At five thousand feet, the way up to the observatory had crazy winding roads with sharp turns. We visited on the weekend so we saw death defying motorcyclists racing each other. After taking a few panoramas, I noticed that the majority of these people work for the department of defense and have ex-military backgrounds. Maybe they were looking for the adrenaline that keeps them alive but nonetheless, someone typically dies on that road every weekend.

We drove east through hundreds of miles of orange orchards before we arrived at Mojave. Palm trees receded and gave way to cacti, shrubberies and Joshua trees, a cousin of the agave plant. When we checked in for the night the motel manager told us about an airstrip not half a mile down the road that has supersonic aircraft that take off and rattle the windows.

That morning, we discovered the airstrip was Mojave spaceport where all sorts of privatized aeronautic research is performed. I walked into the local diner and accidentally met Commander Dick Rutan who made the first continuous flight on the Voyager in 1986.

Afterwards we drove northwest to San Francisco and then to Sacramento where we took a 13-hour train ride to Portland.

On the train ride I got to see the desert fade and give way to deciduous forests.
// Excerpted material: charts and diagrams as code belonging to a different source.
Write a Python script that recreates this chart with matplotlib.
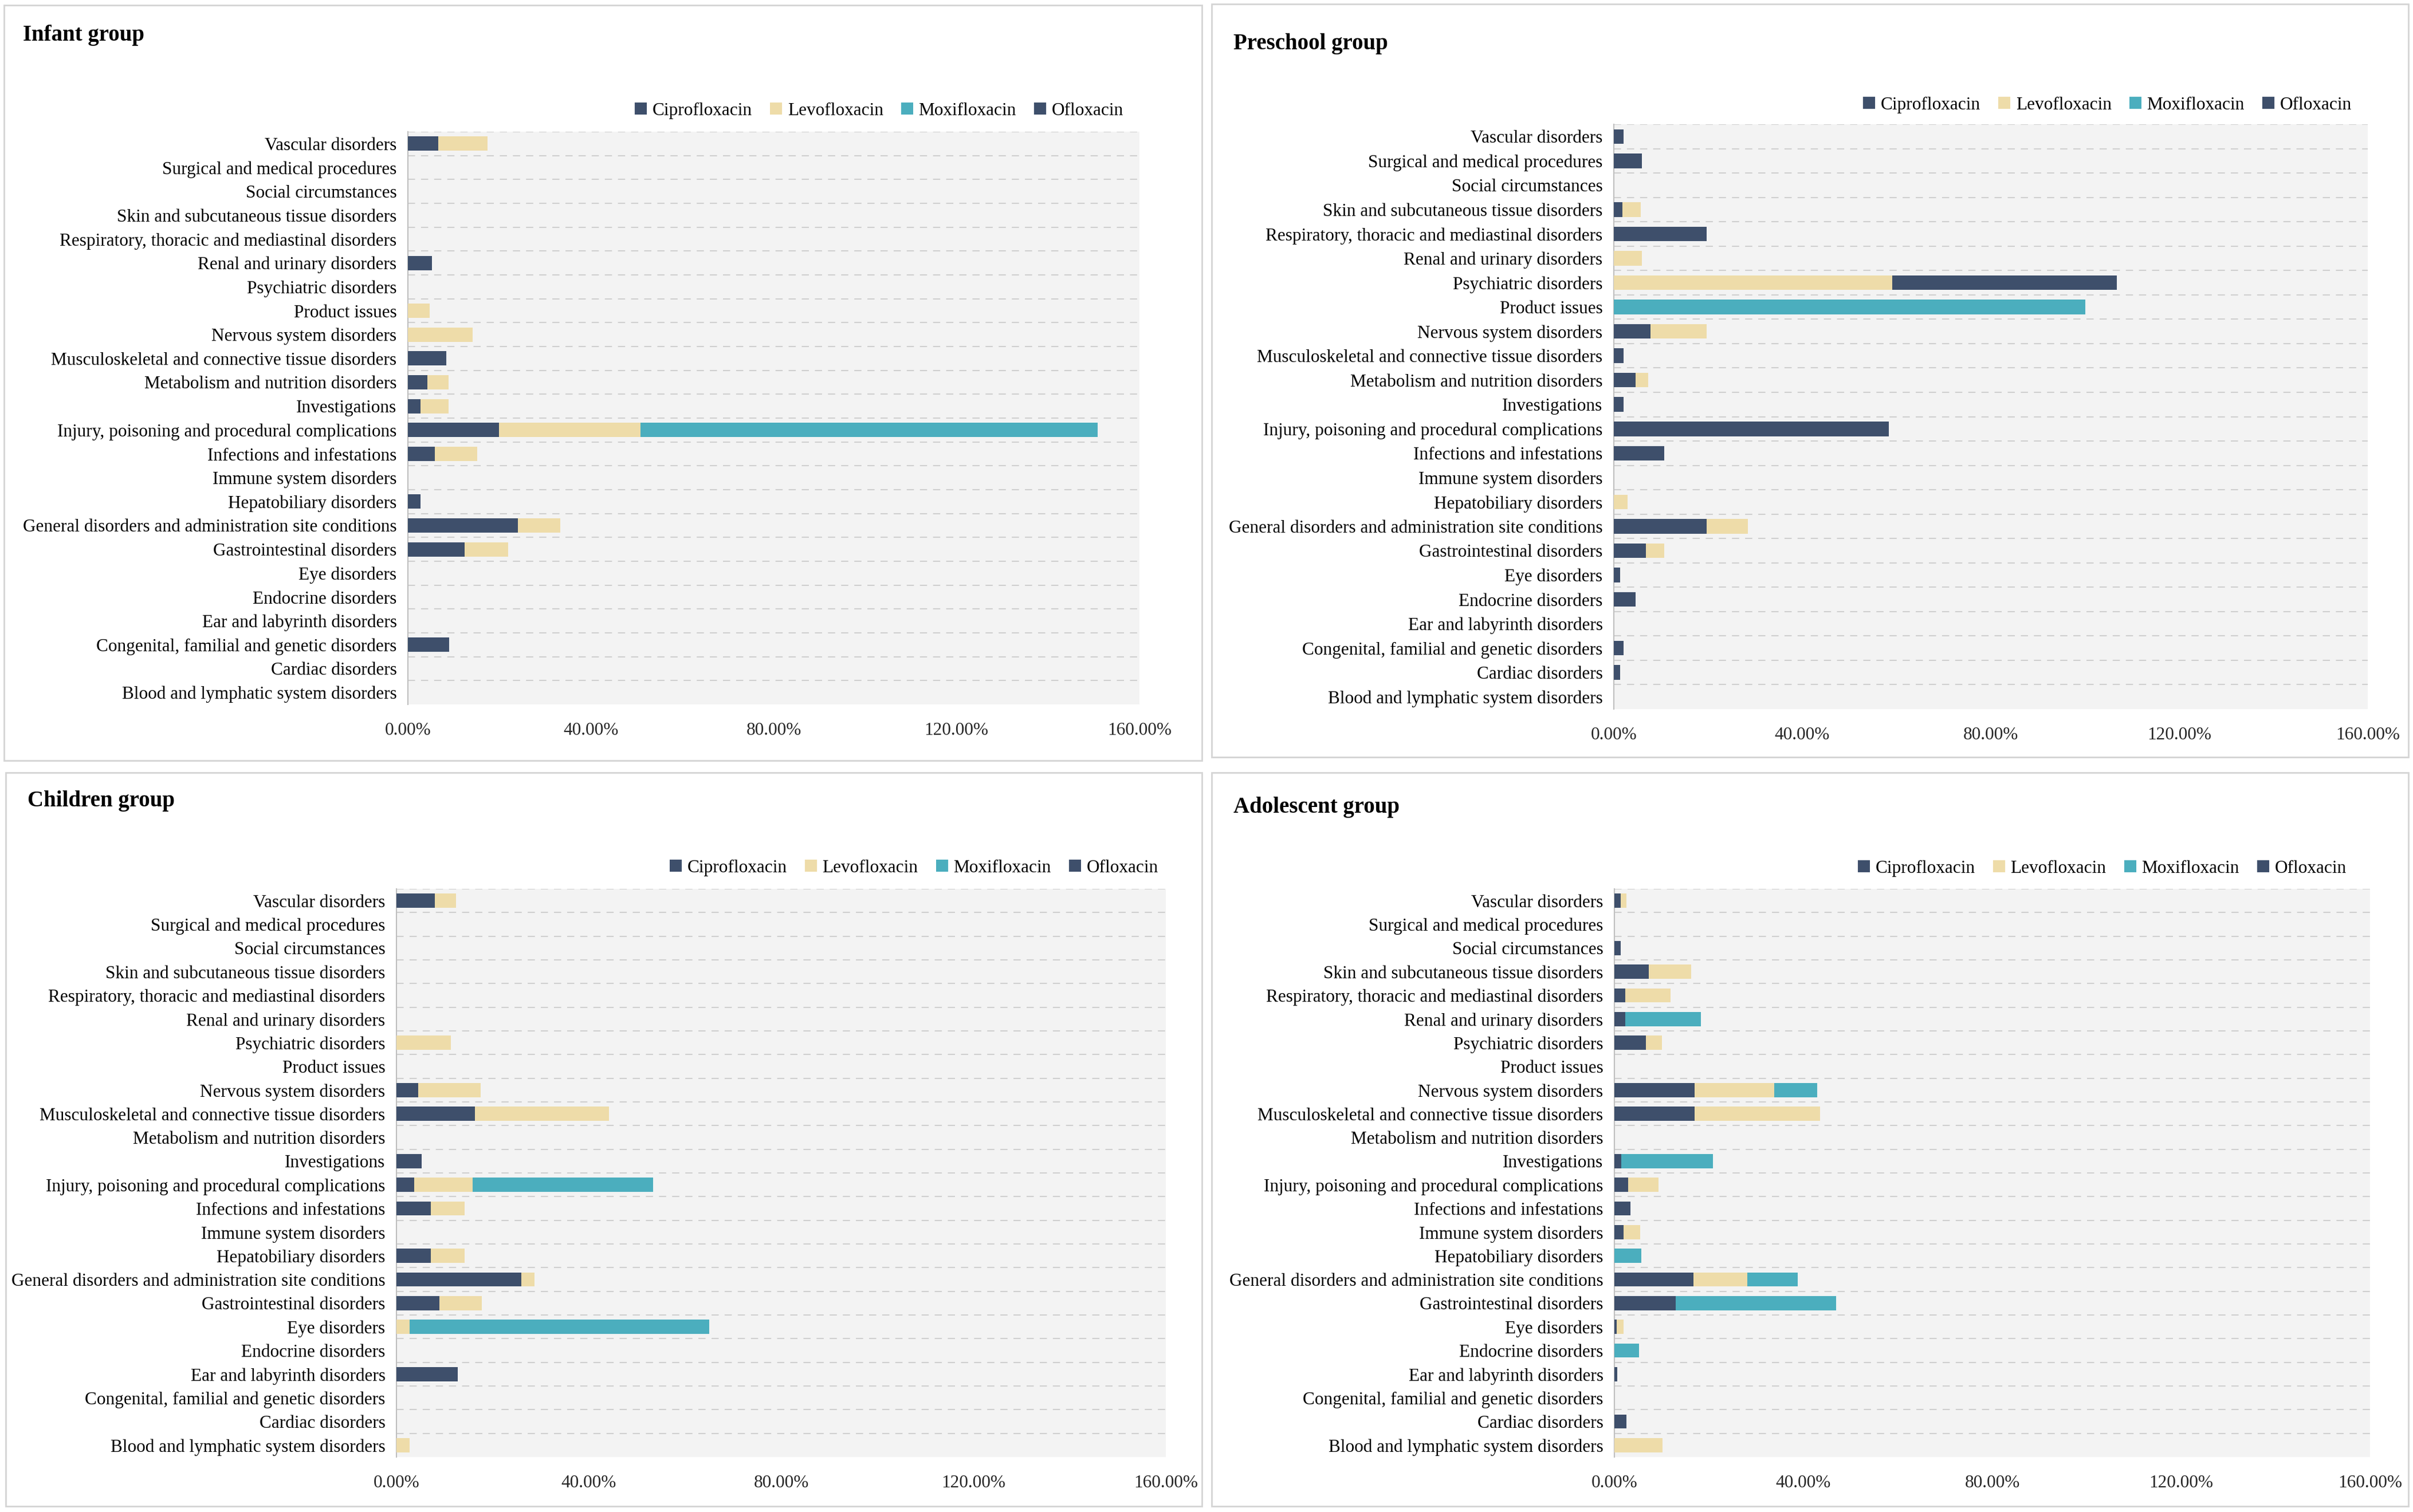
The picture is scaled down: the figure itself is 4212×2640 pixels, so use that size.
import matplotlib
matplotlib.use("Agg")
import matplotlib.pyplot as plt
from matplotlib.patches import Rectangle, Patch
from matplotlib.ticker import FuncFormatter
import numpy as np

plt.rcParams['font.family'] = ['Liberation Serif', 'DejaVu Serif']

# Categories (bottom -> top)
categories = [
    "Blood and lymphatic system disorders",
    "Cardiac disorders",
    "Congenital, familial and genetic disorders",
    "Ear and labyrinth disorders",
    "Endocrine disorders",
    "Eye disorders",
    "Gastrointestinal disorders",
    "General disorders and administration site conditions",
    "Hepatobiliary disorders",
    "Immune system disorders",
    "Infections and infestations",
    "Injury, poisoning and procedural complications",
    "Investigations",
    "Metabolism and nutrition disorders",
    "Musculoskeletal and connective tissue disorders",
    "Nervous system disorders",
    "Product issues",
    "Psychiatric disorders",
    "Renal and urinary disorders",
    "Respiratory, thoracic and mediastinal disorders",
    "Skin and subcutaneous tissue disorders",
    "Social circumstances",
    "Surgical and medical procedures",
    "Vascular disorders",
]

drugs = ["Ciprofloxacin", "Levofloxacin", "Moxifloxacin", "Ofloxacin"]
x_ticks = [0.0, 0.4, 0.8, 1.2, 1.6]

# Values in percent, same order as categories
infant_cipro = [0, 0, 9.0, 0, 0, 0, 12.4, 24.1, 2.7, 0, 5.9, 19.9, 2.7, 4.2, 8.4, 0, 0, 0, 5.2, 0, 0, 0, 0, 6.7]
infant_levo  = [0, 0, 0, 0, 0, 0, 9.5, 9.2, 0, 0, 9.2, 31.0, 6.2, 4.7, 0, 14.1, 4.7, 0, 0, 0, 0, 0, 0, 10.7]
infant_moxi  = [0, 0, 0, 0, 0, 0, 0, 0, 0, 0, 0, 100.0, 0, 0, 0, 0, 0, 0, 0, 0, 0, 0, 0, 0]
infant_oflo  = [0] * 24

preschool_cipro = [0, 1.3, 2.1, 0, 4.6, 1.3, 6.8, 19.7, 0, 0, 10.7, 58.3, 2.1, 4.6, 2.1, 7.8, 0, 0, 0, 19.7, 1.8, 0, 5.9, 2.1]
preschool_levo  = [0, 0, 0, 0, 0, 0, 3.9, 8.8, 2.9, 0, 0, 0, 0, 2.7, 0, 11.9, 0, 59.1, 5.9, 0, 3.9, 0, 0, 0]
preschool_moxi  = [0, 0, 0, 0, 0, 0, 0, 0, 0, 0, 0, 0, 0, 0, 0, 0, 100.0, 0, 0, 0, 0, 0, 0, 0]
preschool_oflo  = [0, 0, 0, 0, 0, 0, 0, 0, 0, 0, 0, 0, 0, 0, 0, 0, 0, 47.6, 0, 0, 0, 0, 0, 0]

children_cipro = [0, 0, 0, 12.8, 0, 0, 8.9, 26.0, 7.2, 0, 7.2, 3.7, 5.3, 0, 16.3, 4.5, 0, 0, 0, 0, 0, 0, 0, 8.0]
children_levo  = [2.7, 0, 0, 0, 0, 2.7, 8.8, 2.7, 7.0, 0, 7.0, 12.1, 0, 0, 27.9, 13.0, 0, 11.3, 0, 0, 0, 0, 0, 4.4]
children_moxi  = [0, 0, 0, 0, 0, 62.4, 0, 0, 0, 0, 0, 37.6, 0, 0, 0, 0, 0, 0, 0, 0, 0, 0, 0, 0]
children_oflo  = [0] * 24

adolescent_cipro = [0, 2.6, 0, 0.6, 0, 0.5, 13.0, 16.7, 0, 1.9, 3.4, 2.9, 1.5, 0, 17.0, 17.0, 0, 6.7, 2.3, 2.3, 7.3, 1.3, 0, 1.3]
adolescent_levo  = [10.2, 0, 0, 0, 0, 1.4, 0, 11.5, 0, 3.5, 0, 6.4, 0, 0, 26.5, 16.9, 0, 3.4, 0, 9.6, 8.9, 0, 0, 1.3]
adolescent_moxi  = [0, 0, 0, 0, 5.2, 0, 33.9, 10.6, 5.7, 0, 0, 0, 19.4, 0, 0, 9.1, 0, 0, 16.0, 0, 0, 0, 0, 0]
adolescent_oflo  = [0] * 24

colors = ["#3E4F6B", "#EEDCA9", "#4BAEBE", "#3E4F6B"]

W, H = 4212, 2640
DPI = 100
fig = plt.figure(figsize=(W / DPI, H / DPI), dpi=DPI)
fig.patch.set_facecolor("white")


def fx(px):
    return px / W


def fy(py):
    return 1 - py / H


panels = [
    dict(title="Infant group", data=[infant_cipro, infant_levo, infant_moxi, infant_oflo],
         box=(7, 9, 2098, 1328), ax=(712, 230, 1989, 1230), leg=(1961, 193), tpos=(40, 71)),
    dict(title="Preschool group", data=[preschool_cipro, preschool_levo, preschool_moxi, preschool_oflo],
         box=(2115, 7, 4204, 1322), ax=(2817, 217, 4133, 1238), leg=(4105, 183), tpos=(2153, 86)),
    dict(title="Children group", data=[children_cipro, children_levo, children_moxi, children_oflo],
         box=(10, 1349, 2098, 2630), ax=(692, 1552, 2035, 2544), leg=(2022, 1515), tpos=(48, 1408)),
    dict(title="Adolescent group", data=[adolescent_cipro, adolescent_levo, adolescent_moxi, adolescent_oflo],
         box=(2115, 1349, 4204, 2630), ax=(2818, 1552, 4137, 2544), leg=(4096, 1516), tpos=(2153, 1419)),
]

y = np.arange(len(categories))

for p in panels:
    x0, y0, x1, y1 = p["box"]
    fig.patches.append(Rectangle((fx(x0), fy(y1)), fx(x1 - x0), (y1 - y0) / H,
                                 transform=fig.transFigure, facecolor="none",
                                 edgecolor="#D4D4D4", linewidth=2.0, zorder=-5))
    fig.text(fx(p["tpos"][0]), fy(p["tpos"][1]), p["title"], fontsize=28,
             fontweight="bold", ha="left", va="baseline", color="black")

    a0, b0, a1, b1 = p["ax"]
    ax = fig.add_axes([fx(a0), fy(b1), fx(a1 - a0), (b1 - b0) / H])
    ax.set_facecolor("#F3F3F3")
    left = np.zeros(len(categories))
    for vals, name, c in zip(p["data"], drugs, colors):
        v = np.array(vals) / 100.0
        ax.barh(y, v, left=left, height=0.6, color=c, label=name, zorder=3)
        left = left + v
    for k in range(len(categories)):
        ax.axhline(k + 0.5, color="#CFCFCF", linewidth=1.5, linestyle=(0, (6, 5)), zorder=1)
    ax.set_ylim(-0.5, len(categories) - 0.5)
    ax.set_xlim(0, 1.6)
    ax.set_xticks(x_ticks)
    ax.xaxis.set_major_formatter(FuncFormatter(lambda v, pos: f"{v * 100:.2f}%"))
    ax.set_yticks(y)
    ax.set_yticklabels(categories)
    ax.tick_params(axis="y", length=0, pad=14, labelsize=22.5, labelcolor="black")
    ax.tick_params(axis="x", length=0, pad=22, labelsize=22.5, labelcolor="#262626")
    for s in ["top", "right", "bottom"]:
        ax.spines[s].set_visible(False)
    ax.spines["left"].set_color("#BFBFBF")
    ax.spines["left"].set_linewidth(1.5)

    handles = [Patch(facecolor=c, edgecolor="none", label=n) for n, c in zip(drugs, colors)]
    lx, ly = p["leg"]
    fig.legend(handles=handles, loc="center right", bbox_to_anchor=(fx(lx), fy(ly)),
               bbox_transform=fig.transFigure, ncol=4, frameon=False, fontsize=22.5,
               handlelength=0.68, handleheight=0.68, handletextpad=0.3,
               columnspacing=1.0, borderpad=0, borderaxespad=0)

fig.savefig("out.png", dpi=DPI, facecolor="white")
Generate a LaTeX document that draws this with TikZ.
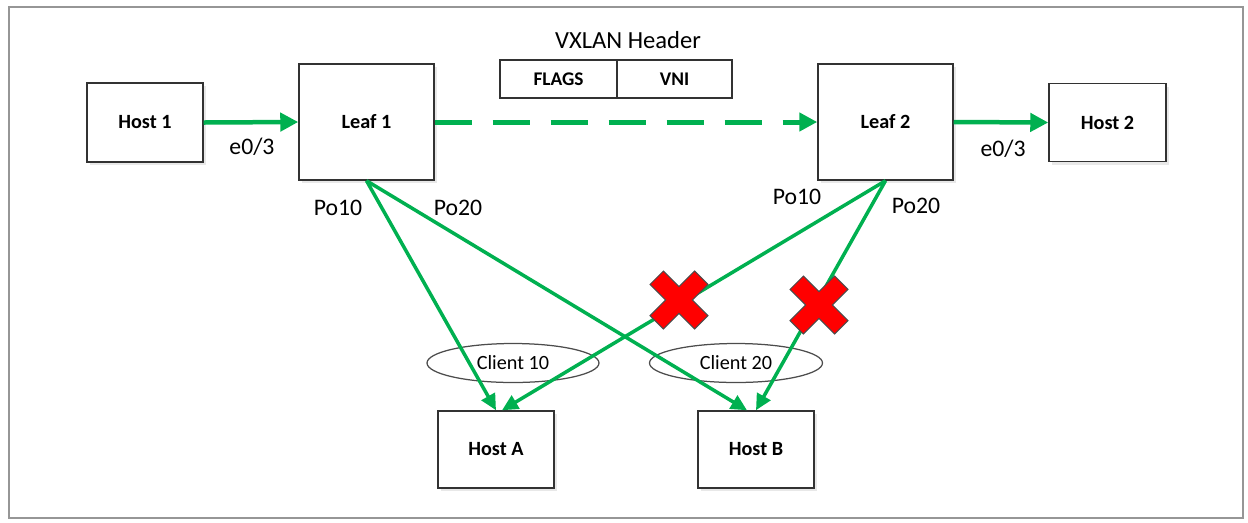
\documentclass[tikz,border=0pt]{standalone}
\usepackage{fontspec}
\setmainfont{Carlito}
\usetikzlibrary{arrows.meta,shapes.geometric,shadows}
\definecolor{lgreen}{RGB}{0,176,80}
\definecolor{framegray}{RGB}{150,150,150}
\definecolor{boxline}{RGB}{50,50,50}
\definecolor{xred}{RGB}{255,0,0}
\tikzset{
  devbox/.style={draw=boxline, line width=0.03cm, fill=white, font=\fontsize{11.5}{13}\selectfont\bfseries,
    drop shadow={shadow xshift=0.06cm, shadow yshift=-0.06cm, opacity=0.18, fill=gray}},
  hdrbox/.style={draw=boxline, line width=0.03cm, fill=white, font=\fontsize{11}{13}\selectfont\bfseries,
    minimum height=0.76cm, inner sep=0pt},
  clientell/.style={draw=black!70, line width=0.025cm, ellipse, minimum width=3.44cm, minimum height=0.78cm,
    inner sep=0pt, font=\fontsize{11.5}{13}\selectfont},
  portlbl/.style={font=\fontsize{13.5}{15}\selectfont, inner sep=0pt},
  link/.style={draw=lgreen, line width=0.09cm, -{Triangle[length=0.36cm,width=0.36cm]}},
  diag/.style={draw=lgreen, line width=0.07cm, -{Triangle[length=0.32cm,width=0.3cm]}},
  xmark/.style={fill=xred, draw=black!70, line width=0.02cm}
}
\begin{document}
\begin{tikzpicture}[x=0.02cm,y=-0.02cm]
\useasboundingbox (0,0) rectangle (1248,522);
% frame
\draw[framegray, line width=0.045cm] (9,7) rectangle (1243,518);

% devices
\node[devbox, minimum width=2.32cm, minimum height=1.58cm] (h1) at (145,122.5) {Host 1};
\node[devbox, minimum width=2.7cm, minimum height=2.32cm] (l1) at (366.5,122) {Leaf 1};
\node[devbox, minimum width=2.7cm, minimum height=2.32cm] (l2) at (885.5,122) {Leaf 2};
\node[devbox, minimum width=2.34cm, minimum height=1.56cm] (h2) at (1107.5,122.5) {Host 2};
\node[devbox, minimum width=2.32cm, minimum height=1.54cm] (ha) at (496,449.5) {Host A};
\node[devbox, minimum width=2.32cm, minimum height=1.54cm] (hb) at (756,449.5) {Host B};

% VXLAN header
\node[font=\fontsize{14}{16}\selectfont, inner sep=0pt] (vxt) at (628,40) {VXLAN Header};
\node[hdrbox, minimum width=2.34cm] (flags) at (558.5,79) {FLAGS};
\node[hdrbox, minimum width=2.3cm] (vni) at (674.5,79) {VNI};

% client ellipses
\node[clientell] (c10) at (513,363) {Client 10};
\node[clientell, minimum width=3.46cm] (c20) at (736,363) {Client 20};

% horizontal links
\draw[link] (h1.east) -- (l1.west);
\draw[link] (l2.east) -- (h2.west);
\draw[link, dash pattern=on 0.74cm off 0.42cm, line width=0.1cm] (l1.east) -- (l2.west);

% diagonal links
\draw[diag] (l1.south) -- (ha.north);
\draw[diag] (l1.south) -- ([xshift=-0.18cm]hb.north);
\draw[diag] (l2.south) -- ([xshift=0.12cm]ha.north);
\draw[diag] (l2.south) -- (hb.north);

% port labels
\node[portlbl] (e1) at (252,147) {e0/3};
\node[portlbl] (e2) at (1003,149) {e0/3};
\node[portlbl] (p10a) at (338,208) {Po10};
\node[portlbl] (p20a) at (458,208) {Po20};
\node[portlbl] (p10b) at (797,197) {Po10};
\node[portlbl] (p20b) at (916,206) {Po20};

% red crosses
\foreach \cx/\cy in {679/300, 819/305}{
  \begin{scope}[shift={(\cx,\cy)}, rotate=45]
    \draw[xmark] (9.5,31.5) -- (9.5,9.5) -- (31.5,9.5) -- (31.5,-9.5) -- (9.5,-9.5) -- (9.5,-31.5)
      -- (-9.5,-31.5) -- (-9.5,-9.5) -- (-31.5,-9.5) -- (-31.5,9.5) -- (-9.5,9.5) -- (-9.5,31.5) -- cycle;
  \end{scope}
}
\end{tikzpicture}
\end{document}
California is truly expansive and seems to hold an entire country’s worth of culture, technology and environments.
It is truly difficult for me to imagine quantities larger than tens of thousands because with all the digits, the scope of magnitude is lost within a collection. With over 160 thousand square miles of land, one could fit the entirety of Japan within the state of California. I didn’t understand that until I physically traveled the distance.